Posts/September, 2006/

LaLaLand

Wednesday, September 6th, 2006

After a 4 year break, I’ve returned to Los Angeles for a week to film a television commercial. I have the same impassioned view of the place as I did before I left. LA is not a neutral city for impressions, either you love it or hate it. I fall into the latter group, viewing this place with the morbid curiosity of a car crash. It’s an unpleasant, but stirring sight. (Coincidentally, I’ve seen plenty of aggressive and nonsensical street traffic and almost been in three car crashes in two days.) This sprawling city projects itself into the world at any mass-media opportunity. By that quality alone, it’s forced both itself and Entertainment into importance. Plus, there is a lot of pavement. I don’t know where all of the stone comes from to pave entire valleys, but there must be some extremely wealthy concrete barons down here.

View south to somewhere from Sunset Blvd. The white tent in the foreground is part of a television shoot that was happening in the parking lot. All the trees you see are deceiving, as it doesn’t feel like there are any trees.

It is a stacked battle against nature.

After arriving on Tuesday, we drove to a casting agency in a nondescript strip mall in Studio City. It’s described by one of the directors as an “actors village” since it contains a cell phone store, a gym, massage parlor, salon, sushi bar, and casting. The agency is a utilitarian and run down office with a narrow and desperate hallway with wood paneled walls. The hall accesses two curtained casting rooms with recording equipment and nasty patterned couches. All functional acting-purposed furniture is tied together with wear and tear, outdated colors, and body oil. Upon entering the door, I was standing among all of the callback actors. Thirty or more unnaturally attractive youth were crammed onto a few light blue wooden benches. It felt like the Hollywood version of a Holocaust train yard. The beauties all looked at me with curiosity. I was obviously not one of them as all of the guys where buff and wearing athletic clothes. Once the agent greeted me with an overfriendly handshake and pleasantries, everyone in the room knew I was somehow responsible for hiring them. This felt empowering and embarrassing in equal parts.
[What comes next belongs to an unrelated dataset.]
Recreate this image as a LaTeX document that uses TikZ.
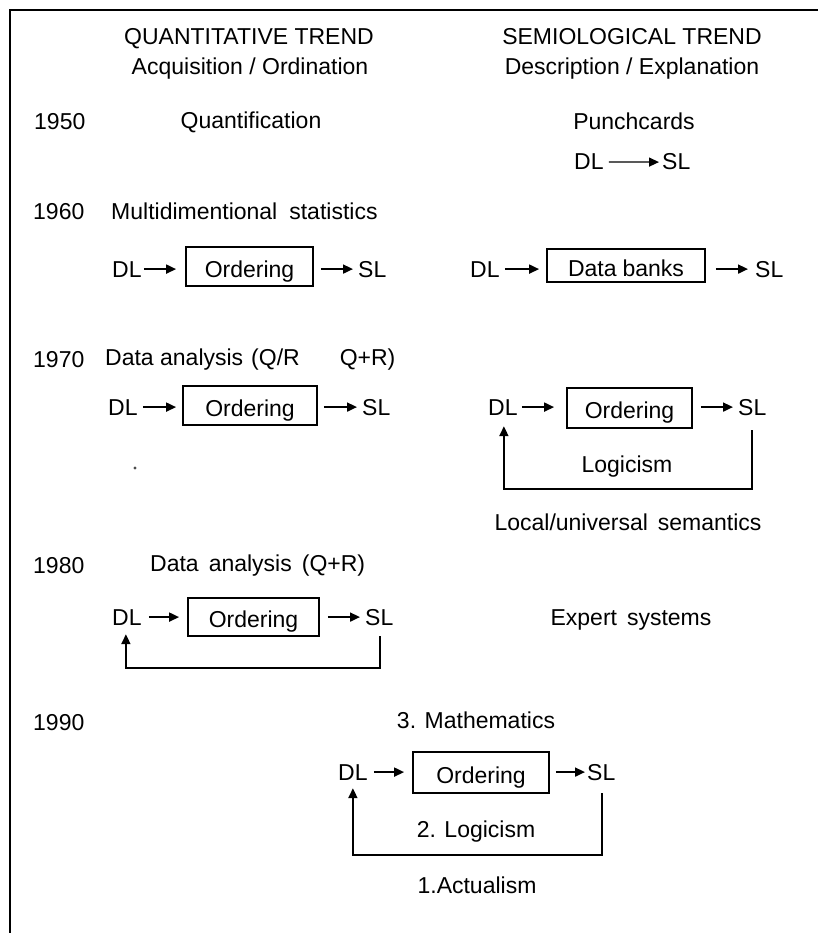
\documentclass[tikz,border=0pt]{standalone}
\usepackage{fontspec}
\setmainfont{Liberation Sans}
\usetikzlibrary{arrows.meta}
\begin{document}
\begin{tikzpicture}[x=1pt,y=-1pt,
  lbl/.style={font=\fontsize{23}{28}\selectfont, inner sep=0pt},
  ctr/.style={lbl, anchor=base},
  lft/.style={lbl, anchor=base west},
  term/.style={lbl, anchor=base west},
  ordbox/.style={draw, line width=1.8pt, font=\fontsize{23}{28}\selectfont, inner sep=0pt, text height=21pt, text depth=0pt},
  arr/.style={line width=1.8pt, -{Triangle[length=10pt,width=9pt]}},
  loop/.style={line width=1.8pt, -{Triangle[length=10pt,width=9pt]}},
  frame/.style={line width=2pt}
]
\useasboundingbox (0,0) rectangle (818,933);
\fill[white] (0,0) rectangle (818,933);
% frame
\coordinate (fTL) at (10,10);
\coordinate (fTR) at (818,10);
\coordinate (fBL) at (10,933);
\draw[frame] (fTR) -- (fTL) -- (fBL);

% headings
\node[ctr] (qt) at (249,45) {QUANTITATIVE TREND};
\node[ctr] (qa) at (250,75) {Acquisition / Ordination};
\node[ctr] (st) at (632,45) {SEMIOLOGICAL TREND};
\node[ctr] (sd) at (632,75) {Description / Explanation};

% 1950
\node[lft] (y1950) at (34,130) {1950};
\node[ctr] (quant) at (251,129) {Quantification};
\node[ctr] (punch) at (634,130) {Punchcards};
\node[term] (dlA) at (574,170) {DL};
\node[term] (slA) at (662,170) {SL};
\draw[line width=1.3pt, -{Triangle[length=10pt,width=9pt]}] ([xshift=5pt]dlA.east) -- ([xshift=-3pt]slA.west);

% 1960
\node[lft] (y1960) at (33,220) {1960};
\node[lft] (multi) at (111,219) {Multidimentional\hspace{12pt}statistics};
\node[term] (dlB) at (112,277) {DL};
\node[ordbox, minimum width=127pt, minimum height=39pt] (boxB) at (249.5,266.5) {Ordering};
\node[term] (slB) at (358,277) {SL};
\draw[arr] ([xshift=2pt]dlB.east) -- ([xshift=-9pt]boxB.west |- dlB.east);
\draw[arr] ([xshift=7pt]boxB.east |- slB.west) -- ([xshift=-5pt]slB.west);
\node[term] (dlC) at (470,277) {DL};
\node[ordbox, minimum width=158pt, minimum height=33pt] (boxC) at (626,265.5) {Data\hspace{6pt}banks};
\node[term] (slC) at (755,277) {SL};
\draw[arr] ([xshift=5pt]dlC.east) -- ([xshift=-7pt]boxC.west |- dlC.east);
\draw[arr] ([xshift=10pt]boxC.east |- slC.west) -- ([xshift=-7pt]slC.west);

% 1970
\node[lft] (y1970) at (33,367) {1970};
\node[lft] (da1) at (105,365) {Data analysis\hspace{8pt}(Q/R\hspace{40pt}Q+R)};
\node[term] (dlD) at (108,415) {DL};
\node[ordbox, minimum width=134pt, minimum height=39pt] (boxD) at (250,405.5) {Ordering};
\node[term] (slD) at (362,415) {SL};
\draw[arr] ([xshift=5pt]dlD.east) -- ([xshift=-6pt]boxD.west |- dlD.east);
\draw[arr] ([xshift=6pt]boxD.east |- slD.west) -- ([xshift=-5pt]slD.west);
\fill[black!70] (135,468) circle (1.6pt);

\node[term] (dlE) at (488,415) {DL};
\node[ordbox, minimum width=125pt, minimum height=40pt] (boxE) at (629.5,408) {Ordering};
\node[term] (slE) at (738,415) {SL};
\draw[arr] ([xshift=4pt]dlE.east) -- ([xshift=-12pt]boxE.west |- dlE.east);
\draw[arr] ([xshift=8pt]boxE.east |- slE.west) -- ([xshift=-5pt]slE.west);
\coordinate (cE) at (0,489);
\draw[loop] ([yshift=-15pt]slE.south) -- (slE.south |- cE) -| ([xshift=1pt,yshift=-11pt]dlE.south);
\node[ctr] (logE) at (627,472) {Logicism};
\node[ctr] (sem) at (628,530) {Local/universal\hspace{10pt}semantics};

% 1980
\node[lft] (y1980) at (33,573) {1980};
\node[lft] (da2) at (150,571) {Data\hspace{10pt}analysis\hspace{10pt}(Q+R)};
\node[term] (dlF) at (112,625) {DL};
\node[ordbox, minimum width=131pt, minimum height=38pt] (boxF) at (253.5,617) {Ordering};
\node[term] (slF) at (365,625) {SL};
\draw[arr] ([xshift=7pt]dlF.east) -- ([xshift=-8pt]boxF.west |- dlF.east);
\draw[arr] ([xshift=8pt]boxF.east |- slF.west) -- ([xshift=-5pt]slF.west);
\coordinate (cF) at (0,668);
\draw[loop] ([xshift=1pt,yshift=-11pt]slF.south) -- ([xshift=1pt]slF.south |- cF) -| ([xshift=-1pt,yshift=-9pt]dlF.south);
\node[ctr] (expert) at (631,625) {Expert\hspace{10pt}systems};

% 1990
\node[lft] (y1990) at (33,730) {1990};
\node[ctr] (math) at (476,728) {3. Mathematics};
\node[term] (dlG) at (338,780) {DL};
\node[ordbox, minimum width=136pt, minimum height=41pt] (boxG) at (481,772.5) {Ordering};
\node[term] (slG) at (587,780) {SL};
\draw[arr] ([xshift=6pt]dlG.east) -- ([xshift=-8pt]boxG.west |- dlG.east);
\draw[arr] ([xshift=6pt]boxG.east |- slG.west) -- ([xshift=-2pt]slG.west);
\coordinate (cG) at (0,855);
\draw[loop] ([xshift=1pt,yshift=-13pt]slG.south) -- ([xshift=1pt]slG.south |- cG) -| ([yshift=-8pt]dlG.south);
\node[ctr] (logG) at (476,837) {2. Logicism};
\node[ctr] (act) at (477,893) {1.Actualism};
\end{tikzpicture}
\end{document}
The next four hours involved sitting on a couch and watching 20 or more shirtless guys repeat the same script, then 10 girl/guy couple read a second script. It was a tedious and repetitive process, but novel. This is obviously the un-glamorous part of acting. And much like most jobs, or even life, it involves a lot of sitting and waiting.

Eventually decisions came down to a few casting sheets.

This prop towel contains the collective oil of at least 50 shirtless men.

I’m staying a hotel in the thick of it, off Sunset Boulevard in West Hollywood. The hotel is not particularly fancy feeling, but everything related to it is so expensive. Granted, I don’t have to pay, but my frugal self is wondering why it is sleeping on Egyptian cotton and drinking Voss water.